--- GIVEN MATERIAL ---
-=-=-

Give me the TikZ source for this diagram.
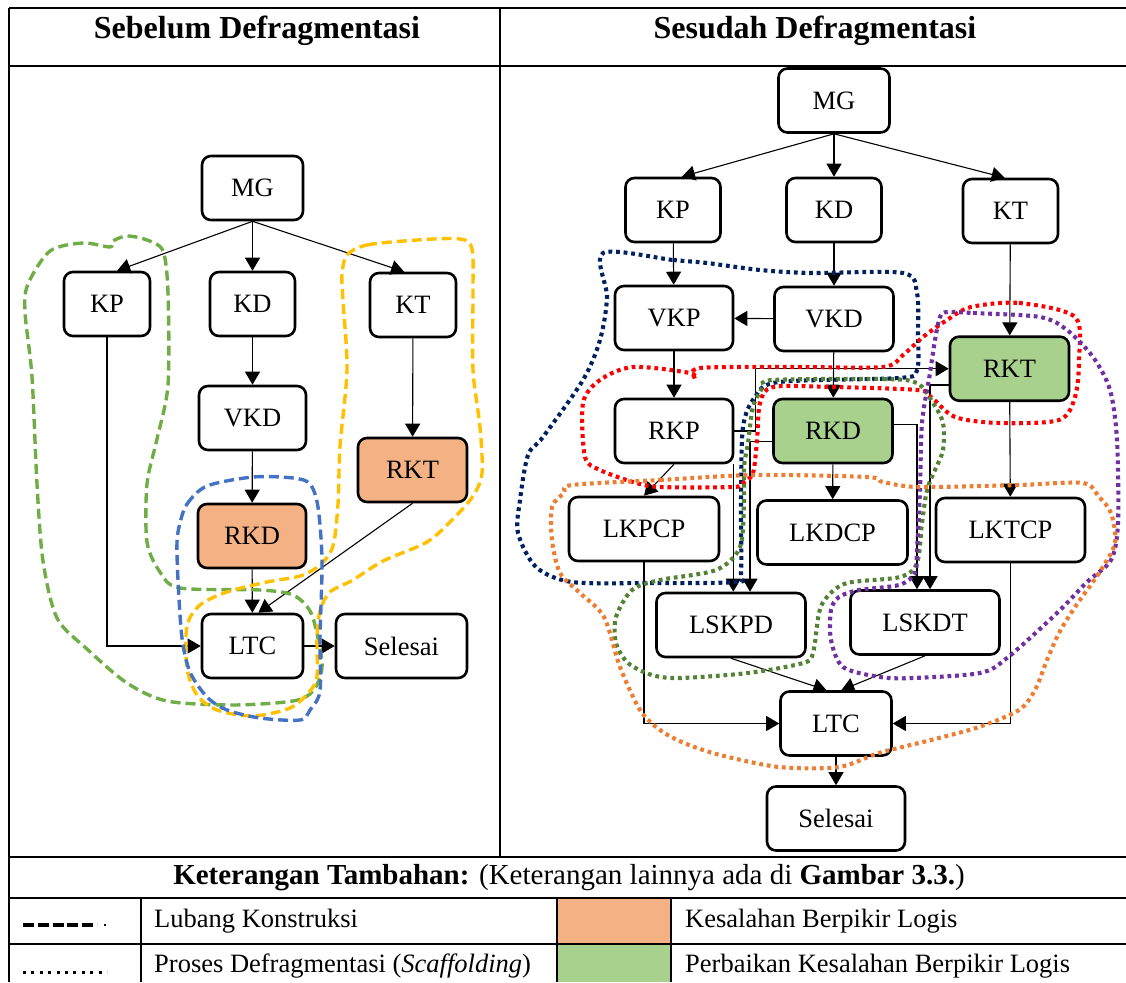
\documentclass[tikz,border=0pt]{standalone}
\usepackage{fontspec}
\setmainfont{Liberation Serif}
\usetikzlibrary{arrows.meta}
\definecolor{salah}{HTML}{F4B183}
\definecolor{benar}{HTML}{A9D18E}
\definecolor{kuning}{HTML}{FFC000}
\definecolor{biru}{HTML}{4472C4}
\definecolor{hijaumuda}{HTML}{70AD47}
\definecolor{birutua}{HTML}{002060}
\definecolor{merah}{HTML}{FF0000}
\definecolor{hijautua}{HTML}{548235}
\definecolor{ungu}{HTML}{7030A0}
\definecolor{jingga}{HTML}{ED7D31}
\begin{document}
\begin{tikzpicture}[x=1pt,y=-1pt,
  kotak/.style={draw,line width=2.6pt,rounded corners=9pt,minimum height=64pt,inner sep=0pt,fill=white,font=\fontsize{26.5}{30}\selectfont},
  panah/.style={line width=1.1pt,-{Triangle[length=13pt,width=15pt]}},
  lubang/.style={line width=3.4pt,dash pattern=on 10pt off 5pt},
  proses/.style={line width=4.1pt,dash pattern=on 3.8pt off 3.8pt},
  tabel/.style={line width=2pt},
  teks/.style={inner sep=0pt,font=\fontsize{26.5}{30}\selectfont}]
\useasboundingbox (0,0) rectangle (1126,982);
\fill[salah] (557,898) rectangle (670.5,944);
\fill[benar] (557,944) rectangle (670.5,982);
\draw[tabel] (9,8)--(1126,8) (9,66)--(1126,66) (9,857)--(1126,857) (9,898)--(1126,898) (9,944)--(1126,944);
\draw[tabel] (9,8)--(9,982) (500,8)--(500,857) (141,898)--(141,982) (557,898)--(557,982) (670.5,898)--(670.5,982);
\node[font=\fontsize{32}{36}\selectfont\bfseries] (judul1) at (257,31) {Sebelum Defragmentasi};
\node[font=\fontsize{32}{36}\selectfont\bfseries] (judul2) at (815,31) {Sesudah Defragmentasi};
\node[font=\fontsize{29}{32}\selectfont] (ket) at (569,878) {\textbf{Keterangan Tambahan:} (Keterangan lainnya ada di \textbf{Gambar 3.3.})};
\node[teks,anchor=west] (ket1) at (154,921) {Lubang Konstruksi};
\node[teks,anchor=west] (ket2) at (154,966) {Proses Defragmentasi (\textit{Scaffolding})};
\node[teks,anchor=west] (ket3) at (685,921) {Kesalahan Berpikir Logis};
\node[teks,anchor=west] (ket4) at (685,966) {Perbaikan Kesalahan Berpikir Logis};
\draw[line width=3.2pt,dash pattern=on 11pt off 3.8pt] (23,925)--(97,925);
\draw[line width=1.6pt] (104,925)--(106,925);
\draw[line width=3pt,dash pattern=on 3pt off 5.4pt] (23,972)--(107,972);

% sebelum
\node[kotak,minimum width=101pt] (mg1) at (252.5,188) {MG};
\node[kotak,minimum width=86pt] (kp1) at (107,304) {KP};
\node[kotak,minimum width=85pt] (kd1) at (252.5,304) {KD};
\node[kotak,minimum width=86pt] (kt1) at (413,305) {KT};
\node[kotak,minimum width=107pt] (vkd1) at (252.5,418) {VKD};
\node[kotak,minimum width=109pt,fill=salah] (rkt1) at (412.5,470) {RKT};
\node[kotak,minimum width=108pt,fill=salah] (rkd1) at (252,536) {RKD};
\node[kotak,minimum width=101pt] (ltc1) at (252.5,646) {LTC};
\node[kotak,minimum width=131pt] (sls1) at (401.5,646) {Selesai};
\draw[panah] (mg1.south)--(kp1.73);
\draw[panah] (mg1.south)--(kd1.north);
\draw[panah] (mg1.south)--(kt1.105);
\draw[panah] (kd1)--(vkd1);
\draw[panah] (vkd1)--(rkd1);
\draw[panah] (rkd1)--(ltc1);
\draw[panah] (kt1)--(rkt1);
\draw[panah] (rkt1.south)--(ltc1.80);
\draw[panah] (kp1.south) |- (ltc1.west);
\draw[panah] (ltc1)--(sls1);
\draw[lubang,hijaumuda] plot[smooth cycle,tension=0.5] coordinates {(110,247) (83,243) (50,251) (28,284) (25,312) (32,377) (37,484) (43,561) (57,618) (87,649) (127,683) (167,701) (233,705) (293,701) (313,691) (322,668) (318,638) (310,611) (293,595) (260,590) (180,588) (160,572) (147,542) (147,484) (157,439) (168,385) (168,293) (163,251) (147,240) (127,236) (113,241)};
\draw[lubang,kuning] plot[smooth cycle,tension=0.5] coordinates {(347,255) (367,245) (417,240) (460,239) (472,249) (473,293) (473,370) (480,427) (482,473) (473,496) (453,519) (427,542) (383,561) (353,580) (330,592) (320,611) (317,638) (317,676) (310,691) (290,708) (253,716) (217,710) (197,695) (187,668) (187,626) (200,605) (227,592) (267,582) (300,576) (320,565) (333,546) (338,504) (340,446) (347,370) (343,301) (342,274)};
\draw[lubang,biru] plot[smooth cycle,tension=0.5] coordinates {(180,523) (187,504) (207,486) (253,477) (293,478) (310,484) (318,507) (322,561) (320,638) (320,691) (310,710) (300,720) (260,718) (227,710) (207,697) (190,672) (182,638) (178,580) (177,542)};

% sesudah
\node[kotak,minimum width=111pt] (mg2) at (834,100.5) {MG};
\node[kotak,minimum width=95pt] (kp2) at (673,210) {KP};
\node[kotak,minimum width=95pt] (kd2) at (834,210) {KD};
\node[kotak,minimum width=95pt] (kt2) at (1010.5,211) {KT};
\node[kotak,minimum width=118pt] (vkp2) at (674,318) {VKP};
\node[kotak,minimum width=119pt] (vkd2) at (834,319) {VKD};
\node[kotak,minimum width=119pt,fill=benar] (rkt2) at (1009.5,368.7) {RKT};
\node[kotak,minimum width=118pt] (rkp2) at (674,431) {RKP};
\node[kotak,minimum width=119pt,fill=benar] (rkd2) at (833,431) {RKD};
\node[kotak,minimum width=150pt] (lkpcp2) at (644,529) {LKPCP};
\node[kotak,minimum width=150pt] (lkdcp2) at (832.5,532.5) {LKDCP};
\node[kotak,minimum width=149pt] (lktcp2) at (1010.5,530) {LKTCP};
\node[kotak,minimum width=149pt] (lskpd2) at (731,625) {LSKPD};
\node[kotak,minimum width=149pt] (lskdt2) at (925,622.5) {LSKDT};
\node[kotak,minimum width=111pt] (ltc2) at (836,723.5) {LTC};
\node[kotak,minimum width=138pt] (sls2) at (836,818.5) {Selesai};
\draw[panah] (mg2.south)--(kp2.75);
\draw[panah] (mg2.south)--(kd2.north);
\draw[panah] (mg2.south)--(kt2.100);
\draw[panah] (kp2)--(vkp2);
\draw[panah] (kd2)--(vkd2);
\draw[panah] (vkd2)--(vkp2);
\draw[panah] (kt2)--(rkt2);
\draw[panah] (vkp2)--(rkp2);
\draw[panah] (vkd2)--(rkd2);
\draw[panah] (rkp2.south)--(lkpcp2.north);
\draw[panah] (rkd2)--(lkdcp2);
\draw[panah] (rkt2)--(lktcp2);
\draw[panah] (rkp2.east)--++(21,0) |- (rkt2.west);
\draw[panah] (rkt2.195) -| ([xshift=5pt]lskdt2.north);
\draw[panah] (rkd2.6) -| ([xshift=-8pt]lskdt2.north);
\draw[panah] (rkd2.190) -| ([xshift=19pt]lskpd2.north);
\draw[panah] ([xshift=-1pt]rkp2.south east)--([xshift=-1pt]rkp2.south east |- lskpd2.north);
\draw[panah] (lskpd2.south)--(ltc2.106);
\draw[panah] (lskdt2.south)--(ltc2.81);
\draw[panah] (lkpcp2.south) |- (ltc2.west);
\draw[panah] (lktcp2.south) |- (ltc2.east);
\draw[panah] (ltc2)--(sls2);
\draw[proses,birutua] plot[smooth cycle,tension=0.5] coordinates {(603,253) (673,260) (707,263) (760,270) (811,273) (903,273) (917,293) (918,333) (917,370) (899,378) (779,382) (755,397) (743,427) (741,500) (741,573) (735,582) (650,583) (572,582) (536,567) (518,533) (520,500) (528,455) (543,437) (583,380) (600,340) (607,297)};
\draw[proses,merah] plot[smooth cycle,tension=0.5] coordinates {(971,307) (1019,303) (1075,317) (1079,360) (1075,397) (1059,420) (999,423) (955,417) (931,397) (917,390) (833,387) (773,387) (760,403) (757,440) (753,473) (743,483) (733,487) (660,487) (633,482) (600,470) (585,457) (583,403) (600,380) (633,367) (690,373) (695,379) (700,368) (800,367) (883,367) (903,355) (923,337) (947,320)};
\draw[proses,hijautua] plot[smooth cycle,tension=0.5] coordinates {(773,380) (883,379) (917,383) (933,403) (943,423) (943,450) (935,470) (927,490) (922,523) (917,563) (900,577) (847,583) (827,597) (819,613) (813,653) (803,663) (748,673) (680,678) (652,675) (628,663) (616,643) (616,617) (632,590) (660,580) (716,570) (740,547) (744,500) (744,467) (748,443) (753,407) (763,387)};
\draw[proses,ungu] plot[smooth cycle,tension=0.5] coordinates {(947,312) (973,313) (1040,317) (1067,330) (1093,357) (1110,390) (1117,440) (1118,523) (1111,560) (1087,582) (1057,613) (1007,658) (980,673) (913,678) (880,677) (843,667) (831,640) (831,610) (839,597) (859,590) (899,585) (915,573) (917,550) (920,490) (922,423) (930,373) (935,340) (940,317)};
\draw[proses,jingga] plot[smooth cycle,tension=0.5] coordinates {(572,485) (660,480) (755,475) (867,477) (883,482) (919,487) (1019,485) (1083,483) (1099,497) (1111,513) (1115,543) (1099,573) (1075,607) (1059,633) (1047,660) (1035,690) (1019,710) (979,727) (931,740) (879,753) (839,767) (779,767) (720,755) (684,743) (660,730) (640,710) (620,667) (604,617) (580,593) (560,573) (552,540) (552,507) (564,493)};
\end{tikzpicture}
\end{document}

-=-=-

--- STATED TASK ---
Leave out the pictures and restate, word for word, the lines from the top of the data through the line containing "off 5.4pt] (23,972)--(107,972);", both included.

--- EXERCISE RESPONSE ---
Give me the TikZ source for this diagram.
\documentclass[tikz,border=0pt]{standalone}
\usepackage{fontspec}
\setmainfont{Liberation Serif}
\usetikzlibrary{arrows.meta}
\definecolor{salah}{HTML}{F4B183}
\definecolor{benar}{HTML}{A9D18E}
\definecolor{kuning}{HTML}{FFC000}
\definecolor{biru}{HTML}{4472C4}
\definecolor{hijaumuda}{HTML}{70AD47}
\definecolor{birutua}{HTML}{002060}
\definecolor{merah}{HTML}{FF0000}
\definecolor{hijautua}{HTML}{548235}
\definecolor{ungu}{HTML}{7030A0}
\definecolor{jingga}{HTML}{ED7D31}
\begin{document}
\begin{tikzpicture}[x=1pt,y=-1pt,
  kotak/.style={draw,line width=2.6pt,rounded corners=9pt,minimum height=64pt,inner sep=0pt,fill=white,font=\fontsize{26.5}{30}\selectfont},
  panah/.style={line width=1.1pt,-{Triangle[length=13pt,width=15pt]}},
  lubang/.style={line width=3.4pt,dash pattern=on 10pt off 5pt},
  proses/.style={line width=4.1pt,dash pattern=on 3.8pt off 3.8pt},
  tabel/.style={line width=2pt},
  teks/.style={inner sep=0pt,font=\fontsize{26.5}{30}\selectfont}]
\useasboundingbox (0,0) rectangle (1126,982);
\fill[salah] (557,898) rectangle (670.5,944);
\fill[benar] (557,944) rectangle (670.5,982);
\draw[tabel] (9,8)--(1126,8) (9,66)--(1126,66) (9,857)--(1126,857) (9,898)--(1126,898) (9,944)--(1126,944);
\draw[tabel] (9,8)--(9,982) (500,8)--(500,857) (141,898)--(141,982) (557,898)--(557,982) (670.5,898)--(670.5,982);
\node[font=\fontsize{32}{36}\selectfont\bfseries] (judul1) at (257,31) {Sebelum Defragmentasi};
\node[font=\fontsize{32}{36}\selectfont\bfseries] (judul2) at (815,31) {Sesudah Defragmentasi};
\node[font=\fontsize{29}{32}\selectfont] (ket) at (569,878) {\textbf{Keterangan Tambahan:} (Keterangan lainnya ada di \textbf{Gambar 3.3.})};
\node[teks,anchor=west] (ket1) at (154,921) {Lubang Konstruksi};
\node[teks,anchor=west] (ket2) at (154,966) {Proses Defragmentasi (\textit{Scaffolding})};
\node[teks,anchor=west] (ket3) at (685,921) {Kesalahan Berpikir Logis};
\node[teks,anchor=west] (ket4) at (685,966) {Perbaikan Kesalahan Berpikir Logis};
\draw[line width=3.2pt,dash pattern=on 11pt off 3.8pt] (23,925)--(97,925);
\draw[line width=1.6pt] (104,925)--(106,925);
\draw[line width=3pt,dash pattern=on 3pt off 5.4pt] (23,972)--(107,972);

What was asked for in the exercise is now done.